:: DATA IN THIS EXERCISE ::
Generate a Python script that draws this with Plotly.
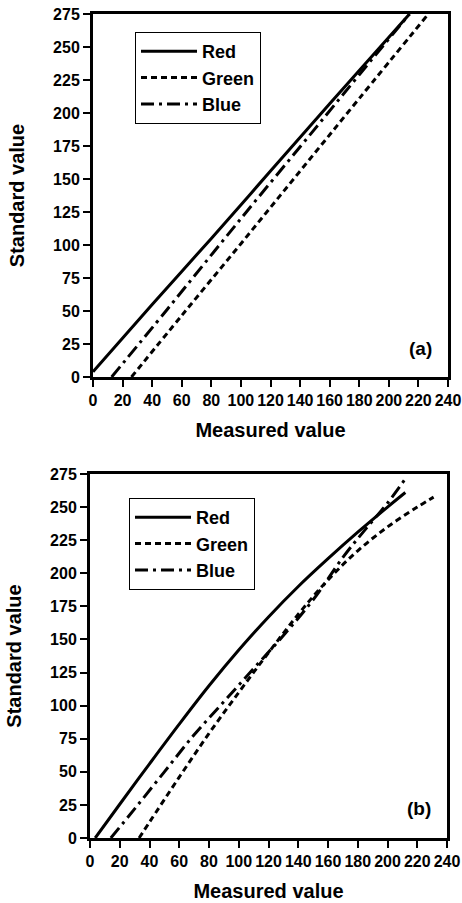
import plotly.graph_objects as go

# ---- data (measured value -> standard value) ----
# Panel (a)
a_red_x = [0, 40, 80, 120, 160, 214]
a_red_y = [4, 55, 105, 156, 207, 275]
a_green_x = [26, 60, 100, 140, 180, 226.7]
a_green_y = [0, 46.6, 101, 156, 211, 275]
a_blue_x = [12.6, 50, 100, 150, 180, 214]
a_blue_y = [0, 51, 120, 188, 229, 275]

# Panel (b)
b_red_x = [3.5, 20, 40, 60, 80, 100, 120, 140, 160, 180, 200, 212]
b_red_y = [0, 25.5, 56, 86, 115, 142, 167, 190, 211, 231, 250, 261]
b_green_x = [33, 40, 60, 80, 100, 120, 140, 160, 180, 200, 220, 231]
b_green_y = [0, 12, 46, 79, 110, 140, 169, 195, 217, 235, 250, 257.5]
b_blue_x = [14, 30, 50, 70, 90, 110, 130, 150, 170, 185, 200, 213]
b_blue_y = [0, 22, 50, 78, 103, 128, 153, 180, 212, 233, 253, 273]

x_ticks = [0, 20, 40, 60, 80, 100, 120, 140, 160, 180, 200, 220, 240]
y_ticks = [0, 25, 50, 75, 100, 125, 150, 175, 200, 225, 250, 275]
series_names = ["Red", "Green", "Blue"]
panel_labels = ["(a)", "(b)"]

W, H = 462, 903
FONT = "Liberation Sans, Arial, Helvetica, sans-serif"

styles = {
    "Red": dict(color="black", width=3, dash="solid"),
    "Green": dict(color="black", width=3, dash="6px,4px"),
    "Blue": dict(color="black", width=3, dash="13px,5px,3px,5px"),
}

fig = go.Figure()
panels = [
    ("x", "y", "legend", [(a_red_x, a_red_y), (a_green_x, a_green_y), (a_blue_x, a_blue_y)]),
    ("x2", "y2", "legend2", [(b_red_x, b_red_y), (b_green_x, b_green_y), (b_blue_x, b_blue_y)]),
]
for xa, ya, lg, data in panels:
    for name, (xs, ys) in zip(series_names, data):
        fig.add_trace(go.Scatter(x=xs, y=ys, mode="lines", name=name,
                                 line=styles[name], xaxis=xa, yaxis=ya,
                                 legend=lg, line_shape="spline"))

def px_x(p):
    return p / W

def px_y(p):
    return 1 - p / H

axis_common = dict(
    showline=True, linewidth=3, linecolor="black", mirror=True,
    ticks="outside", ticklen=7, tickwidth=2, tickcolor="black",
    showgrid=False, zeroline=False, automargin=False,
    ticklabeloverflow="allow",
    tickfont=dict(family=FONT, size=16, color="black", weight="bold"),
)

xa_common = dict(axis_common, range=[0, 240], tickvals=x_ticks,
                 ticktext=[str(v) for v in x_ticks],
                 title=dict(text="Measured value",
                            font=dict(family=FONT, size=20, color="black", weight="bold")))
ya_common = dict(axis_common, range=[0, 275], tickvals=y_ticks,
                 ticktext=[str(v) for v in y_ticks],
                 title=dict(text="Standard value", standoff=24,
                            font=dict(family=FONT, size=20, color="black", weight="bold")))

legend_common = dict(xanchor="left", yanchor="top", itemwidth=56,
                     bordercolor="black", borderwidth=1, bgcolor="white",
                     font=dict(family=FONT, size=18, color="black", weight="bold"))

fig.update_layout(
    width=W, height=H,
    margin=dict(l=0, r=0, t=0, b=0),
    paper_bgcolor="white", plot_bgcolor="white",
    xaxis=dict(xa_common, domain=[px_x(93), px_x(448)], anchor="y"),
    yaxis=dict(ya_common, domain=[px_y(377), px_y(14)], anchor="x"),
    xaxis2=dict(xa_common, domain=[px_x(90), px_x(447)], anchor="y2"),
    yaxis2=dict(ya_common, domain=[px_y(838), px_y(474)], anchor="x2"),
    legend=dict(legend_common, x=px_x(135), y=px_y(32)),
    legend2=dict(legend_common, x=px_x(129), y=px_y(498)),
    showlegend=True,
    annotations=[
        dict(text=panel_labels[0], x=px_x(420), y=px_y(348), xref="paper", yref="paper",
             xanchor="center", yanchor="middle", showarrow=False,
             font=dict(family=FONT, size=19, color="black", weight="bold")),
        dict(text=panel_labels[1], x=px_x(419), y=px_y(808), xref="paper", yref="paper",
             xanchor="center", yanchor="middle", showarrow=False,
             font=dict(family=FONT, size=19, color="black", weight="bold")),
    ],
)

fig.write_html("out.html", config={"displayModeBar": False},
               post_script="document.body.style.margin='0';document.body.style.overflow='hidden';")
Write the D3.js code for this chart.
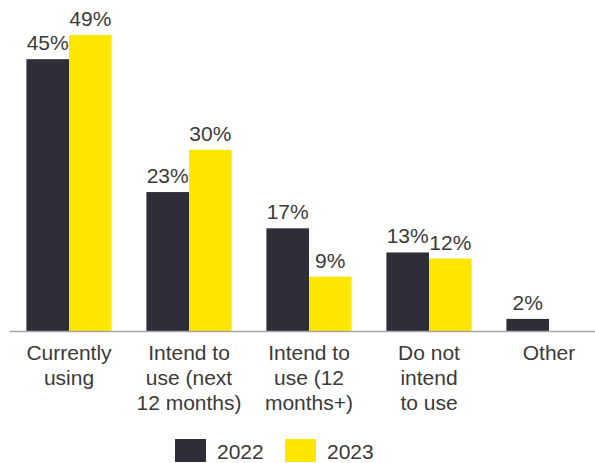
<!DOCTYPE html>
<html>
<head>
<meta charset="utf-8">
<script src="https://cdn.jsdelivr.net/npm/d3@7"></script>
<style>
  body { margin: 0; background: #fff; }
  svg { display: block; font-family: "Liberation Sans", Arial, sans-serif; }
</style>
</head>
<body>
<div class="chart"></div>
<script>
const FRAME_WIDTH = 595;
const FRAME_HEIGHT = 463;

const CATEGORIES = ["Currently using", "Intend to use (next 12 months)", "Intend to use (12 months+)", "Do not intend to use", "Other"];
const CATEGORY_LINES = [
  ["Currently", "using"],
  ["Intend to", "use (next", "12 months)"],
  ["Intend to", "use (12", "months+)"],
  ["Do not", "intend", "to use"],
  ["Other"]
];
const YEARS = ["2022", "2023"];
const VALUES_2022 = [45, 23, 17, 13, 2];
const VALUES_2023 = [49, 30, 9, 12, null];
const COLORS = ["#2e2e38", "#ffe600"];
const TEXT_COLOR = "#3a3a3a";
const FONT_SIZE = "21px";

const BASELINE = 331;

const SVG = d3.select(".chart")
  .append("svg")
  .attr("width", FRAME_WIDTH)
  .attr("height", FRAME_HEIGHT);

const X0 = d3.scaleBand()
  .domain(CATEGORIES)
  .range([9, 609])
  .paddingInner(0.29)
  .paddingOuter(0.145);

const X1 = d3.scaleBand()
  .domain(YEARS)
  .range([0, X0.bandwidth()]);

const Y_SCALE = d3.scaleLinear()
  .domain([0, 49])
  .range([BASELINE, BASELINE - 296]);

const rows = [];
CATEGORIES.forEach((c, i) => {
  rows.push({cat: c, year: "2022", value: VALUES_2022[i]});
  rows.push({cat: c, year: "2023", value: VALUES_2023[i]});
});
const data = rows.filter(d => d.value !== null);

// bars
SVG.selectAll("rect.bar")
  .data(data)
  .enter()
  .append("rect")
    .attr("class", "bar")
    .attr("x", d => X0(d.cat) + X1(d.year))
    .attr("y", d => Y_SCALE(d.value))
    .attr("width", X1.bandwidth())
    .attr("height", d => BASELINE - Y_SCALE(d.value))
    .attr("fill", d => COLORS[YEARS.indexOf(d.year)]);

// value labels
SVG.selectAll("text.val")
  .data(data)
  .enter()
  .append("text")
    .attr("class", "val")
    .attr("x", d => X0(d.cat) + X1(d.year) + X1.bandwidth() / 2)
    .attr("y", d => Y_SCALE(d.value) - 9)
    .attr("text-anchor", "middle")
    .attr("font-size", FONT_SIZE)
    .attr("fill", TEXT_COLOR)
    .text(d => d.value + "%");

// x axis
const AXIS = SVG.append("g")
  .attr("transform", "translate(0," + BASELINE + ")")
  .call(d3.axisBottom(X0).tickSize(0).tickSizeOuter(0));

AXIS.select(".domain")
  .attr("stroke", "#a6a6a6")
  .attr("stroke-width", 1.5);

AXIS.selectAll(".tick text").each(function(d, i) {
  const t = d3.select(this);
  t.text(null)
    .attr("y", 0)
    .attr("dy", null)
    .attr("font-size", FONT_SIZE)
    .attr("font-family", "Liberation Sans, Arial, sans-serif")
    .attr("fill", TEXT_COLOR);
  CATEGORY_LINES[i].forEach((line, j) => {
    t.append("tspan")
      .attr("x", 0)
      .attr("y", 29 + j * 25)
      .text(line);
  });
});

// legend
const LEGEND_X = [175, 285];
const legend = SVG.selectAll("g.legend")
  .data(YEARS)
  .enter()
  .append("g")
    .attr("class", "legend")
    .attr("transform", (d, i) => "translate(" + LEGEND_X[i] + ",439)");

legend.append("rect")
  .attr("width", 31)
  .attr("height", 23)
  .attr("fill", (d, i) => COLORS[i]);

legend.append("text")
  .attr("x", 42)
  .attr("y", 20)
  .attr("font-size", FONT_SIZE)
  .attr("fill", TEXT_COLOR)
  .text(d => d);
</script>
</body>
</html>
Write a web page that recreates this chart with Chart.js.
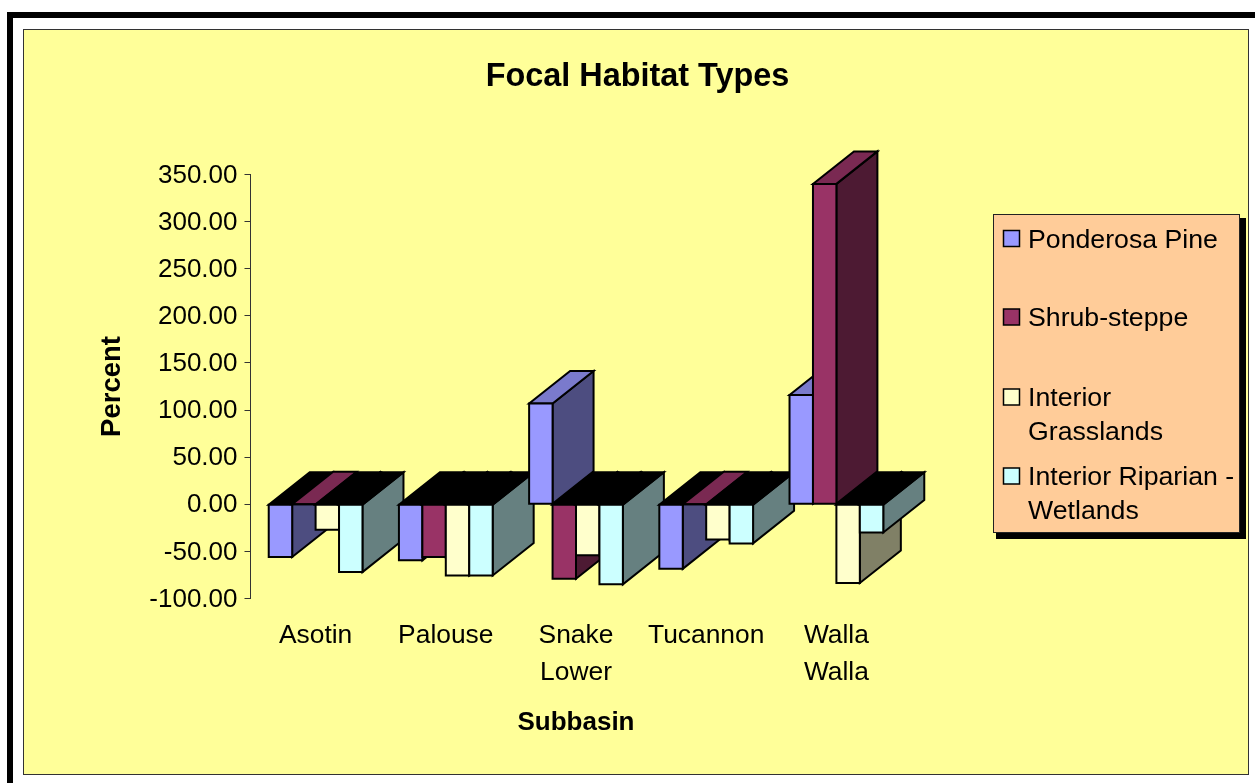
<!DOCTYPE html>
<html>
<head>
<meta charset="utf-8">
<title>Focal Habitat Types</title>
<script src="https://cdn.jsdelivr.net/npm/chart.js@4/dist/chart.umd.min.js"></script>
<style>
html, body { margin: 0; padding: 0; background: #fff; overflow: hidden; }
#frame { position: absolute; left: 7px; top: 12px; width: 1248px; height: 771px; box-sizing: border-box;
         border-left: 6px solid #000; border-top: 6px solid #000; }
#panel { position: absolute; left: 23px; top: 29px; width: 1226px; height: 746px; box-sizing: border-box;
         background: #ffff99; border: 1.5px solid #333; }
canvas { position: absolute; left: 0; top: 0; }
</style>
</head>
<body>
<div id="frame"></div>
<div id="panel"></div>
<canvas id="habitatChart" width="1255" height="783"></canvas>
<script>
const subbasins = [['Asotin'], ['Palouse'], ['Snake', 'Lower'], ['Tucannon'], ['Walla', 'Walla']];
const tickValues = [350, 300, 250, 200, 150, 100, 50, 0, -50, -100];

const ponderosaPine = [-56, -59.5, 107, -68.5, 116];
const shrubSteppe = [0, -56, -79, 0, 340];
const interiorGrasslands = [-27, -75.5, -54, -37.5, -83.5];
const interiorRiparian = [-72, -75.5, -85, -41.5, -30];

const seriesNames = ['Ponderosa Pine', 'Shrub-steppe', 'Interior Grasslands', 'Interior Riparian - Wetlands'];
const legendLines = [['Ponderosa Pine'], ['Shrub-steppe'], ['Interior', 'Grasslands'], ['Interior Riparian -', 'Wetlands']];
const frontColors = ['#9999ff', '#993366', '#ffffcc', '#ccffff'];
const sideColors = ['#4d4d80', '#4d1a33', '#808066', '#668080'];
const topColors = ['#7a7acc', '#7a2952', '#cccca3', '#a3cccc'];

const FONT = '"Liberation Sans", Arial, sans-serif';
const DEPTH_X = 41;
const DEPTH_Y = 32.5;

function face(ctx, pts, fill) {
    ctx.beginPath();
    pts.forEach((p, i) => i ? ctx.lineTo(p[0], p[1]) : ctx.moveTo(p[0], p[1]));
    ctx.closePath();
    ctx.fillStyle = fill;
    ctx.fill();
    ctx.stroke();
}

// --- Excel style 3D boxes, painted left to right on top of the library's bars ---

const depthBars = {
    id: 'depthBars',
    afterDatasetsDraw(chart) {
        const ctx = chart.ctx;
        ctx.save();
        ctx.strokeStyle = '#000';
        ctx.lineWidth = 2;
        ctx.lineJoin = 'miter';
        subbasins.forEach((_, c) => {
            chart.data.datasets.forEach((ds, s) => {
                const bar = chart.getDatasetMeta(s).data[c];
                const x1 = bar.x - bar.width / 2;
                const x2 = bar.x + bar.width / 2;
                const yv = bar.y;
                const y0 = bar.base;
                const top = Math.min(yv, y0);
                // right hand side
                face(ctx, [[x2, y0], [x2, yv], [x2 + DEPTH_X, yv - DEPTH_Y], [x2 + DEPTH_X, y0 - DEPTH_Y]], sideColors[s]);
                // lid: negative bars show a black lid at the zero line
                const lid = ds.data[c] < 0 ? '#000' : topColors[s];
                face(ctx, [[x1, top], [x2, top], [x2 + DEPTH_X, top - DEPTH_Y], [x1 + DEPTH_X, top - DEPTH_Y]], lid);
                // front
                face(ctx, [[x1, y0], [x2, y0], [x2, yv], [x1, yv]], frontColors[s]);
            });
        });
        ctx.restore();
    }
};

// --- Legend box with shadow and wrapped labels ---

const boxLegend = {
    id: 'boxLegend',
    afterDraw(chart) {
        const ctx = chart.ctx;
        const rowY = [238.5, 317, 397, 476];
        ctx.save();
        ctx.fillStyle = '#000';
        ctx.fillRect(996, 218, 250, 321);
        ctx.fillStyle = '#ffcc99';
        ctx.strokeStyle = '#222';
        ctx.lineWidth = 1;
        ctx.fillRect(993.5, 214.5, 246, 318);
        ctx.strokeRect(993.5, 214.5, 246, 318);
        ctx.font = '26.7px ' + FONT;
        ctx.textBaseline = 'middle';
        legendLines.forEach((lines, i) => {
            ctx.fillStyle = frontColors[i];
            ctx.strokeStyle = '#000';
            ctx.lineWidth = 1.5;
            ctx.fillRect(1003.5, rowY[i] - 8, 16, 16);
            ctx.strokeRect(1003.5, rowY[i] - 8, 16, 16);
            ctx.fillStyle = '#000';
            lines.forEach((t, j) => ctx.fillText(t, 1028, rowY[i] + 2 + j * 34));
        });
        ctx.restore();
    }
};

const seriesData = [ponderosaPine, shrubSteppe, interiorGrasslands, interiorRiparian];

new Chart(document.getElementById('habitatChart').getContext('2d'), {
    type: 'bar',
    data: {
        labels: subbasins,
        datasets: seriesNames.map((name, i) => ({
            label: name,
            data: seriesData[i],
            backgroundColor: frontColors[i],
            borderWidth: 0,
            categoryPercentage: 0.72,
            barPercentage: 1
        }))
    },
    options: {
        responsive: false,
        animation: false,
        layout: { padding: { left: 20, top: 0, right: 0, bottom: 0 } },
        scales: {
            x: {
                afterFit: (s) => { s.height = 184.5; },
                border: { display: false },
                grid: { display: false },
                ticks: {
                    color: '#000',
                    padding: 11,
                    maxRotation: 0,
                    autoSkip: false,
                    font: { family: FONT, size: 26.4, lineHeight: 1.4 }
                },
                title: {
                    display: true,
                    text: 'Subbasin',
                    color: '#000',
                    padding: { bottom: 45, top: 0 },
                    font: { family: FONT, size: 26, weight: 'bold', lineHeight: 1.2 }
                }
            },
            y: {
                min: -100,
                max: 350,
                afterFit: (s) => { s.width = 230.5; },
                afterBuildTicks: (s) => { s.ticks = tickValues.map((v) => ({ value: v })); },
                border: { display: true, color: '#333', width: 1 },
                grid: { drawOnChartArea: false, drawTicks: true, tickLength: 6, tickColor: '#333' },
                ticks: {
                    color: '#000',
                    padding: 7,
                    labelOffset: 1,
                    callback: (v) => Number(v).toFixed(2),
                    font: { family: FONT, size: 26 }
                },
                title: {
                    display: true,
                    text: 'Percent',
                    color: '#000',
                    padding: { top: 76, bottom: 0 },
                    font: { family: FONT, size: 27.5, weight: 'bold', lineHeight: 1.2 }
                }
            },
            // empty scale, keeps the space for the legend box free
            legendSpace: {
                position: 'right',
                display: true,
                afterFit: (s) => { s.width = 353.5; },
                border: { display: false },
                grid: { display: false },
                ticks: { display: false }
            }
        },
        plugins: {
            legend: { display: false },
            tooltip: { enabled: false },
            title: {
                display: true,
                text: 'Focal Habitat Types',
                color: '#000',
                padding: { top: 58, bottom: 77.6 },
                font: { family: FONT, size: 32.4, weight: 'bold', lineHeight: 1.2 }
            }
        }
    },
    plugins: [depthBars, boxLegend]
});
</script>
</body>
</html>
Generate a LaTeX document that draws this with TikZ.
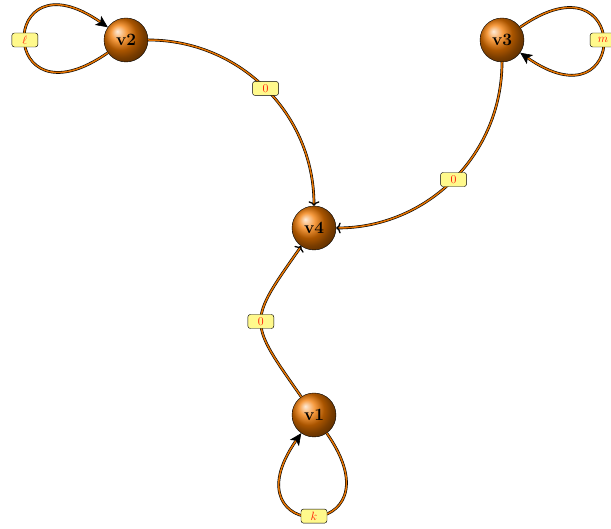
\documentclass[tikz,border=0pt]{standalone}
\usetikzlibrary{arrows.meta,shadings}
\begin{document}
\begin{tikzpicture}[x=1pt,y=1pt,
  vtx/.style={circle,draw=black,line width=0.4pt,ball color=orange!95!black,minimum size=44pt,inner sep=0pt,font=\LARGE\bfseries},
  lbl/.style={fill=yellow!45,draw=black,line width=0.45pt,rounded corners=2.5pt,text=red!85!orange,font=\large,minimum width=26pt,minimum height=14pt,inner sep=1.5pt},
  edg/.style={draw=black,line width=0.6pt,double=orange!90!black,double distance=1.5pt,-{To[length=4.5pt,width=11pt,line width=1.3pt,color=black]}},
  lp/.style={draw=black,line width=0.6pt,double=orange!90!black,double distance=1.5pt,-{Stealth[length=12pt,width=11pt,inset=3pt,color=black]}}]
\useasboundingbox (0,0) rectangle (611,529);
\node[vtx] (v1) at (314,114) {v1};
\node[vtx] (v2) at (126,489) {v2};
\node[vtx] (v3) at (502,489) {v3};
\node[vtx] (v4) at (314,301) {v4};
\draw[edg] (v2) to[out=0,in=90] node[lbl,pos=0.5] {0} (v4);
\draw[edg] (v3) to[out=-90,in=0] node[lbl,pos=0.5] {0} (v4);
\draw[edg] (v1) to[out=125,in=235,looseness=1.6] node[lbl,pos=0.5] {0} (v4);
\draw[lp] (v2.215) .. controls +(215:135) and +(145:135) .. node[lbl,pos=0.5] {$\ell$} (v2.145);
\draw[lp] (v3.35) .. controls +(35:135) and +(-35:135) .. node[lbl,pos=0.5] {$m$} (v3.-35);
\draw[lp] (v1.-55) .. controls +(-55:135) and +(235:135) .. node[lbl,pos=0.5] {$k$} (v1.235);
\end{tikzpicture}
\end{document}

:: THE EXERCISE ::
Provide the number of lines in the entries that include "draws", and no other text.

:: RESULT OF THE EXERCISE ::
2